Everything is "fabulous" in apple-cheeked Roger's world: a fabulous tie, or perhaps a cravat, a fabulous suit made of fabulous blue, a fabulous boy, a fabulous park, a fabulous sky so fabulously dark. But when young Roger is late for school one time too many, his parents ban his favorite word. The lad is crushed. How can he express himself? And while neither Newman's sprightly text nor Ferguson's delicious illustrations ever state that cute Roger is queer, there's no doubt he's destined to grow up that way – who else but a nascent homo would, with intuitive creativity, find another way "to shout out what he had to say." To placate his parents, Roger exclaims about a luscious smell, a brilliant clown, a stunning day, a magical song – and both "a marvelous brunch" and "a marvelous drink, does it need a lime?" How queer is that? "The Boy Who Cried Fabulous," written for ages 5-7, works on several levels – it teaches tolerance, endorses exuberance, and introduces youngsters, painlessly, to the concept of synonyms.
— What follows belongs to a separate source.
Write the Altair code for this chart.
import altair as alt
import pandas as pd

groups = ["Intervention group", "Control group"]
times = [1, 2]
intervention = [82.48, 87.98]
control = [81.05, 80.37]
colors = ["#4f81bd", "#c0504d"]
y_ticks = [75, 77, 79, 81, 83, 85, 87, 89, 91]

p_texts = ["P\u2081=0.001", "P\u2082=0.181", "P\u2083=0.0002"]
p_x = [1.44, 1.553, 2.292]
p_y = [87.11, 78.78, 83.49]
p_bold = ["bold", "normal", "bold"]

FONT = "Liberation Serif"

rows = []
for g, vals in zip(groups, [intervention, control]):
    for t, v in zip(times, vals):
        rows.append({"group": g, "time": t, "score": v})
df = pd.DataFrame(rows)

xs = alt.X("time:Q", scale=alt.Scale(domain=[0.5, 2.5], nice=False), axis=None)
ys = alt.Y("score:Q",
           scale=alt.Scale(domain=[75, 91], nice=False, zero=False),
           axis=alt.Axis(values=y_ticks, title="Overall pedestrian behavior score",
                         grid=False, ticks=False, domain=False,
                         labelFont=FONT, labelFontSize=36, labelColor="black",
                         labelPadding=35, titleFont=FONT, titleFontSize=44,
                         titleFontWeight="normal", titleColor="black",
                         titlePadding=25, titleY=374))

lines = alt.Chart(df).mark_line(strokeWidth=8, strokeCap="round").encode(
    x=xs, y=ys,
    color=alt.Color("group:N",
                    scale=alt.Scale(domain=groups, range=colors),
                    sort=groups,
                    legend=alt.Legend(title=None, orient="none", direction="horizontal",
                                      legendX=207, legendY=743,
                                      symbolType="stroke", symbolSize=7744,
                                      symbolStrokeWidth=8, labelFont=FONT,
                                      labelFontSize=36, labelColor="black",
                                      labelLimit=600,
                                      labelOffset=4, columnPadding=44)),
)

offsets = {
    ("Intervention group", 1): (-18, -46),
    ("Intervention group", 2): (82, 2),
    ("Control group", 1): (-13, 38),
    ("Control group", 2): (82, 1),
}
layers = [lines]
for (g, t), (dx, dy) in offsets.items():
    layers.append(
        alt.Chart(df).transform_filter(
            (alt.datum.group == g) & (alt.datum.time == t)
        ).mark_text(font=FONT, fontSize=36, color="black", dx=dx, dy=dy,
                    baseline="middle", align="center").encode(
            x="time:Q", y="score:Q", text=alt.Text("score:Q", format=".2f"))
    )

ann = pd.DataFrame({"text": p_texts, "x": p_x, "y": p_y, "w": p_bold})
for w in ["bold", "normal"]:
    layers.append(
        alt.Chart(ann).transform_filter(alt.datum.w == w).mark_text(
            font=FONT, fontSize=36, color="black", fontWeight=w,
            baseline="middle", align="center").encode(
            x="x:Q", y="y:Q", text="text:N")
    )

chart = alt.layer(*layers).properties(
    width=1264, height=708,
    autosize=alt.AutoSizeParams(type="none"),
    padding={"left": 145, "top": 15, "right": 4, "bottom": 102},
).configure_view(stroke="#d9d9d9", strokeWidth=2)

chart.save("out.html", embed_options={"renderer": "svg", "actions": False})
In a word – fab!

"Why You Should Give a Damn About Gay Marriage," by Davina Kotulski. Alyson Books, 202 pages, $12.95 paper.
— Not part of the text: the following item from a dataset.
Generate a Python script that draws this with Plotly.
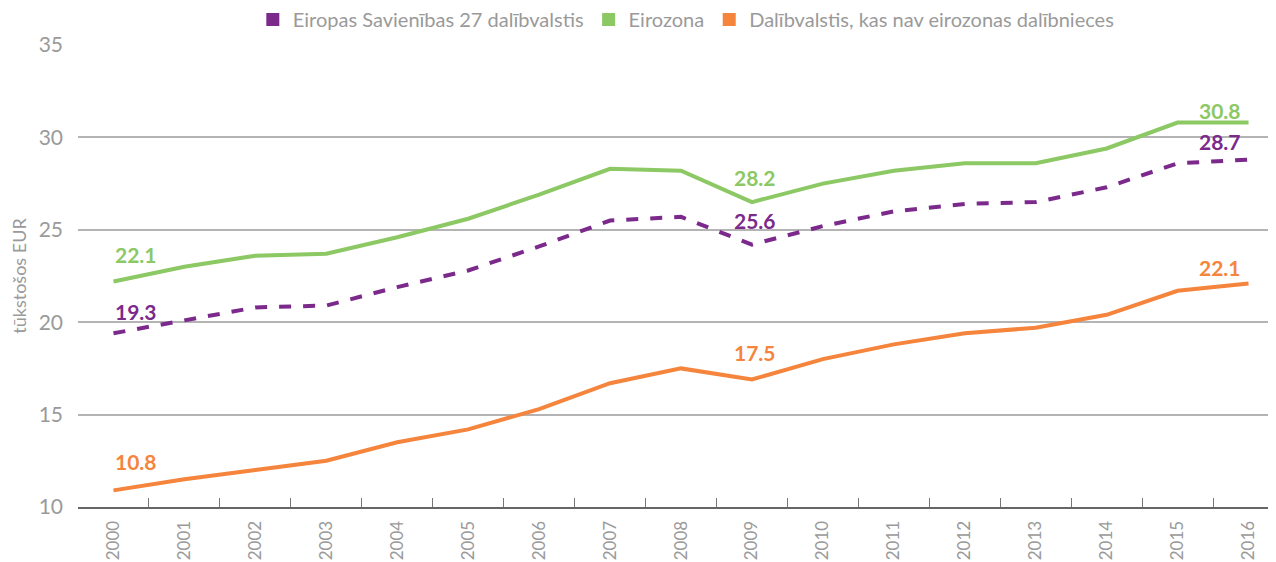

Who knew, back in the era of take-it-to-the-streets gay liberation or ACT UP rage around AIDS, that there would one day be an activist primer on.marriage? Kotulski's commonsense overview of the wedding wars doesn't concern itself with writing vows, wording the invites, or queering the wedding cake. "Why You Should Give a Damn" instead focuses on current laws in Vermont, Hawaii, Massachusetts, and Canada; engages religious zealots on their absurdist arguments against marriage equality; dismisses civil unions and domestic partnership as "marriage lite"; considers the impact of marriage rights on parenting, immigration, taxes, death, and even divorce; and confronts resistance to marriage from within the lesbian and gay community. One philosophical chapter discusses, quite emotionally, the power of ritual; another – one of the wisest – considers monogamy and partnership. And though facts piled on facts are the essence of this serious, energetic handbook, its functional information is leavened by the author's quick wit – consider the chapter, "Rights Your Average Incarcerated Heterosexual Serial Killer Has Access To (That You Don't)."

Footnotes:
BOOKS TO WATCH OUT FOR: On the wedding front, look this month for the photo-laden "instant gift" book, "We Do: Portraits of Gay Marriage," from San Francisco-based Chronicle Books, drawing on dozens of the several thousand queer weddings performed earlier this year in San Francisco. Meanwhile, historian George Chauncey has set aside work on his sequel to "Gay New York" to rush-write "Why Marriage? The History Shaping Today's Debate Over Gay Equality," due by early August from Basic Books. Coming next year from Miramax: "Another World Is Possible," a political memoir by Green Party Mayor Jason West of New Paltz, N.Y., who flirted with jail time for performing a number of same-sex marriages this spring. And for wedding belles and beaus with an urge for information – and who aren't planning their ceremony before early 2005 – "The Survival Guide to Gay Weddings" is coming from St. Martin's Press. It's being assembled by the gay brother/lesbian sister team of K.C. David and Dawn Kohn, as a spinoff of www.gayweddings.com, the website they set up to facilitate Vermont civil unions… FANS OF THE BESTSELLING SIX-VOLUME "Tales of the City" series have long lusted for a sequel. In 2006, they'll get one – sort of – in "Michael Tolliver Lives." Armistead Maupin's agent, Steven Barclay, says the novel is "independent of "Tales"" – though it will follow one day in the life of the now 52-year-old fictional gay gardener whose hunky good looks, affable good cheer, and inspirational resilience were the core of the series. It's coming from HarperCollins, Maupin's longtime publisher.